------ Data in this exercise
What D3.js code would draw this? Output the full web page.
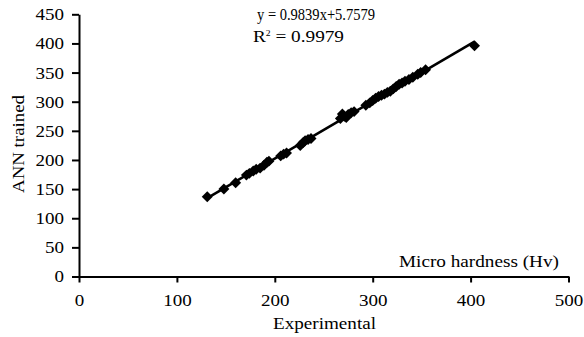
<!DOCTYPE html>
<html>
<head>
<meta charset="utf-8">
<script src="https://cdn.jsdelivr.net/npm/d3@7"></script>
<style>
  html, body { margin: 0; padding: 0; background: #fff; }
  svg, svg text { font-family: 'Liberation Serif', 'Times New Roman', Times, serif; }
</style>
</head>
<body>
<svg id="chart" width="584" height="337"></svg>
<script>
// measured (experimental) vs ANN trained micro hardness, Hv
const experimental = [131, 148, 160, 171, 174, 178, 181, 185, 189, 192, 194, 206, 209, 212,
  226, 229, 231, 234, 237, 267, 269, 271, 273, 275, 278, 281, 293, 297, 300, 303, 306, 309,
  312, 315, 318, 321, 324, 327, 330, 333, 337, 341, 346, 349, 354, 404];
const annTrained = [137, 150, 161, 174, 177, 181, 184, 186, 191, 196, 198, 207, 210, 212,
  225, 230, 233, 235, 237, 271, 279, 275, 273, 278, 281, 283, 294, 298, 302, 306, 309, 311,
  313, 316, 318, 322, 326, 330, 332, 335, 338, 342, 347, 350, 355, 396];

const xTicks = [0, 100, 200, 300, 400, 500];
const yTicks = [0, 50, 100, 150, 200, 250, 300, 350, 400, 450];

// linear trendline
const fitSlope = 0.9839;
const fitIntercept = 5.7579;
const fitR2 = 0.9979;

const FONT = "'Liberation Serif', 'Times New Roman', Times, serif";
const svg = d3.select('#chart');
const stretch = 1.12;   // the source type is a bit wide

const x = d3.scaleLinear().domain([0, 500]).range([79, 568.5]);
const y = d3.scaleLinear().domain([0, 450]).range([276.5, 14.3]);

// y axis
const gy = svg.append('g')
  .attr('transform', `translate(${x(0)},0)`)
  .call(d3.axisLeft(y).tickValues(yTicks).tickSize(7).tickSizeOuter(0));
gy.selectAll('.tick text')
  .attr('x', -15 / stretch)
  .attr('transform', `scale(${stretch},1)`);

// x axis
const gx = svg.append('g')
  .attr('transform', `translate(0,${y(0)})`)
  .call(d3.axisBottom(x).tickValues(xTicks).tickSize(6).tickSizeOuter(0));
gx.selectAll('.tick text')
  .attr('y', 30).attr('dy', 0)
  .attr('transform', `scale(${stretch},1)`);

svg.selectAll('g').attr('font-family', FONT);
svg.selectAll('.domain, .tick line')
  .attr('stroke', '#000')
  .attr('stroke-width', 2);
svg.selectAll('.tick text')
  .attr('fill', '#000')
  .attr('font-family', FONT)
  .attr('font-size', 17);

// trendline
const xMin = d3.min(experimental), xMax = d3.max(experimental);
svg.append('line')
  .attr('x1', x(xMin)).attr('y1', y(fitSlope * xMin + fitIntercept))
  .attr('x2', x(xMax)).attr('y2', y(fitSlope * xMax + fitIntercept))
  .attr('stroke', '#000')
  .attr('stroke-width', 2.6);

// points
const diamond = d3.symbol(d3.symbolSquare, 60);
svg.append('g').selectAll('path')
  .data(experimental.map((v, i) => [v, annTrained[i]]))
  .join('path')
  .attr('d', diamond)
  .attr('transform', d => `translate(${x(d[0])},${y(d[1])}) rotate(45)`)
  .attr('fill', '#000');

// titles
function label(txt, xPos, yPos, size, len, transform) {
  const t = svg.append('text')
    .attr('font-family', FONT)
    .attr('font-size', size)
    .attr('textLength', len).attr('lengthAdjust', 'spacingAndGlyphs');
  if (transform) t.attr('transform', transform);
  else t.attr('x', xPos).attr('y', yPos);
  if (txt) t.text(txt);
  return t;
}

label('Experimental', 273, 329, 17, 103);
label('Micro hardness (Hv)', 399, 266.5, 17, 160);
label('ANN trained', 0, 0, 17, 98, 'translate(24,193) rotate(-90)');

// regression annotation
label(`y = ${fitSlope}x+${fitIntercept}`, 257, 20, 16, 118);

const r2 = label(null, 253, 41.7, 16, 91);
r2.append('tspan').text('R');
r2.append('tspan').attr('dy', -6).attr('font-size', 8).text('2');
r2.append('tspan').attr('dy', 6).text(` = ${fitR2}`);
</script>
</body>
</html>
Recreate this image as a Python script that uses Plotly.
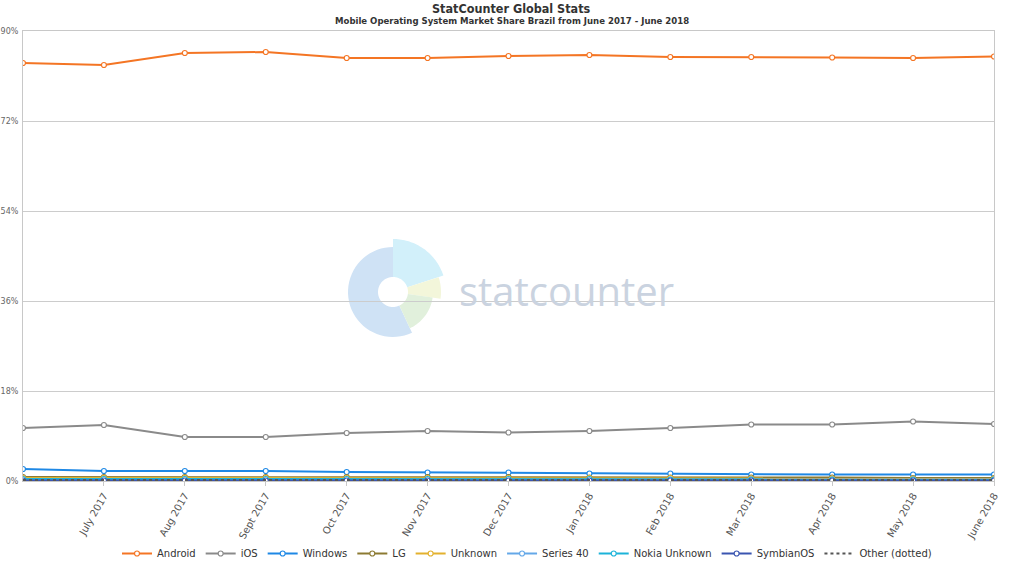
import math
import plotly.graph_objects as go

months = ["June 2017", "July 2017", "Aug 2017", "Sept 2017", "Oct 2017", "Nov 2017",
          "Dec 2017", "Jan 2018", "Feb 2018", "Mar 2018", "Apr 2018", "May 2018", "June 2018"]
tick_labels = months[1:]

android = [83.6, 83.2, 85.6, 85.8, 84.6, 84.6, 85.0, 85.2, 84.8, 84.8, 84.7, 84.6, 84.9]
ios = [10.6, 11.2, 8.8, 8.8, 9.6, 10.0, 9.7, 10.0, 10.6, 11.3, 11.3, 11.9, 11.4]
windows = [2.4, 2.0, 2.0, 2.0, 1.8, 1.7, 1.7, 1.5, 1.5, 1.3, 1.3, 1.3, 1.3]
lg = [0.8, 0.8, 0.8, 0.8, 0.8, 0.8, 0.8, 0.7, 0.7, 0.7, 0.7, 0.6, 0.6]
unknown = [0.6, 0.6, 0.6, 0.6, 0.6, 0.6, 0.6, 0.6, 0.6, 0.5, 0.5, 0.5, 0.5]
series40 = [0.3, 0.3, 0.3, 0.3, 0.3, 0.3, 0.3, 0.3, 0.3, 0.3, 0.3, 0.3, 0.3]
nokia_unknown = [0.4, 0.4, 0.4, 0.4, 0.4, 0.4, 0.4, 0.4, 0.3, 0.3, 0.3, 0.3, 0.3]
symbian = [0.1, 0.1, 0.1, 0.1, 0.1, 0.1, 0.1, 0.1, 0.1, 0.1, 0.1, 0.1, 0.1]
other = [0.2, 0.2, 0.2, 0.2, 0.2, 0.2, 0.2, 0.2, 0.2, 0.2, 0.2, 0.2, 0.2]

series = [
    ("Android", android, "#f47524"),
    ("iOS", ios, "#8a8a8a"),
    ("Windows", windows, "#1e88e5"),
    ("LG", lg, "#8c7a32"),
    ("Unknown", unknown, "#e3b12e"),
    ("Series 40", series40, "#64a8e8"),
    ("Nokia Unknown", nokia_unknown, "#1cb3d9"),
    ("SymbianOS", symbian, "#3a55b0"),
]

fig = go.Figure()
for name, vals, col in series:
    fig.add_trace(go.Scatter(
        x=months, y=vals, name=name, mode="lines+markers",
        line=dict(color=col, width=2),
        marker=dict(symbol="circle", size=5, color="white", line=dict(color=col, width=1.2)),
    ))
fig.add_trace(go.Scatter(
    x=months, y=other, name="Other (dotted)", mode="lines",
    line=dict(color="#555555", width=2, dash="dot"),
))

# watermark logo (decorative)
cx, cy = 393, 292
W, H = 1024, 576
L, R, T, B = 23, 30, 31, 95
pw, ph = W - L - R, H - T - B


def to_paper(px, py):
    return (px - L) / pw, (H - B - py) / ph


def sector(r_in, r_out, a0, a1, n=40):
    pts = []
    for i in range(n + 1):
        a = math.radians(a0 + (a1 - a0) * i / n)
        pts.append(to_paper(cx + r_out * math.cos(a), cy - r_out * math.sin(a)))
    for i in range(n + 1):
        a = math.radians(a1 + (a0 - a1) * i / n)
        pts.append(to_paper(cx + r_in * math.cos(a), cy - r_in * math.sin(a)))
    return "M " + " L ".join(f"{x:.5f},{y:.5f}" for x, y in pts) + " Z"


logo = [
    (45, 90, 295, "#cfe2f5"),
    (53, 18, 90, "#d2f0fa"),
    (48, -8, 18, "#f3f6da"),
    (40, -65, -8, "#e1f0dc"),
]
for r, a0, a1, col in logo:
    fig.add_shape(type="path", xref="paper", yref="paper", path=sector(15, r, a0, a1),
                  fillcolor=col, line=dict(width=0), layer="below")

fig.add_annotation(text="statcounter", xref="paper", yref="paper",
                   x=(566 - L) / pw, y=(H - B - 290) / ph, showarrow=False,
                   font=dict(family="Open Sans", size=40, color="#cad3e0"),
                   xanchor="center", yanchor="middle")

fig.update_layout(
    width=W, height=H,
    margin=dict(l=L, r=R, t=T, b=B, autoexpand=False),
    paper_bgcolor="white", plot_bgcolor="white",
    font=dict(family="DejaVu Sans", color="#333333"),
    showlegend=True,
    legend=dict(orientation="h", x=(527 - L) / pw, xanchor="center", y=(H - B - 539) / ph, yanchor="top",
                font=dict(size=10, color="#333333"), itemwidth=30, tracegroupgap=0,
                entrywidth=0),
)
fig.add_annotation(text="<b>StatCounter Global Stats</b>", xref="paper", yref="paper",
                   x=(512 - L) / pw, y=1, yshift=23, showarrow=False,
                   font=dict(family="DejaVu Sans Condensed", size=12.5, color="#333333"),
                   xanchor="center", yanchor="middle")
fig.add_annotation(text="<b>Mobile Operating System Market Share Brazil from June 2017 - June 2018</b>",
                   xref="paper", yref="paper", x=(512 - L) / pw, y=1, yshift=11, showarrow=False,
                   font=dict(family="DejaVu Sans Condensed", size=9.5, color="#333333"),
                   xanchor="center", yanchor="middle")

fig.update_xaxes(type="category", range=[0, 12], tickmode="array", tickvals=tick_labels,
                 ticktext=tick_labels, tickangle=-60, tickfont=dict(size=10, color="#555555"),
                 showgrid=False, showline=True, linecolor="#c8c8c8", mirror=True,
                 ticks="outside", ticklen=4, tickcolor="#c8c8c8", zeroline=False,
                 automargin=False)
fig.update_yaxes(range=[0, 90], dtick=18, ticksuffix="%", tickfont=dict(size=8, color="#666666"),
                 showgrid=True, gridcolor="#cccccc", showline=True, linecolor="#c8c8c8",
                 mirror=True, zeroline=False, ticklabelstandoff=2, automargin=False)

fig.write_html("out.html", config={"displayModeBar": False},
               post_script="document.body.style.margin='0';")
------------
Aim
Skip the pictures. Restate exactly the lines from the start of the entries through the line containing "const fitR2 = 0.9979;", both ends included.

Solved problem
What D3.js code would draw this? Output the full web page.
<!DOCTYPE html>
<html>
<head>
<meta charset="utf-8">
<script src="https://cdn.jsdelivr.net/npm/d3@7"></script>
<style>
  html, body { margin: 0; padding: 0; background: #fff; }
  svg, svg text { font-family: 'Liberation Serif', 'Times New Roman', Times, serif; }
</style>
</head>
<body>
<svg id="chart" width="584" height="337"></svg>
<script>
// measured (experimental) vs ANN trained micro hardness, Hv
const experimental = [131, 148, 160, 171, 174, 178, 181, 185, 189, 192, 194, 206, 209, 212,
  226, 229, 231, 234, 237, 267, 269, 271, 273, 275, 278, 281, 293, 297, 300, 303, 306, 309,
  312, 315, 318, 321, 324, 327, 330, 333, 337, 341, 346, 349, 354, 404];
const annTrained = [137, 150, 161, 174, 177, 181, 184, 186, 191, 196, 198, 207, 210, 212,
  225, 230, 233, 235, 237, 271, 279, 275, 273, 278, 281, 283, 294, 298, 302, 306, 309, 311,
  313, 316, 318, 322, 326, 330, 332, 335, 338, 342, 347, 350, 355, 396];

const xTicks = [0, 100, 200, 300, 400, 500];
const yTicks = [0, 50, 100, 150, 200, 250, 300, 350, 400, 450];

// linear trendline
const fitSlope = 0.9839;
const fitIntercept = 5.7579;
const fitR2 = 0.9979;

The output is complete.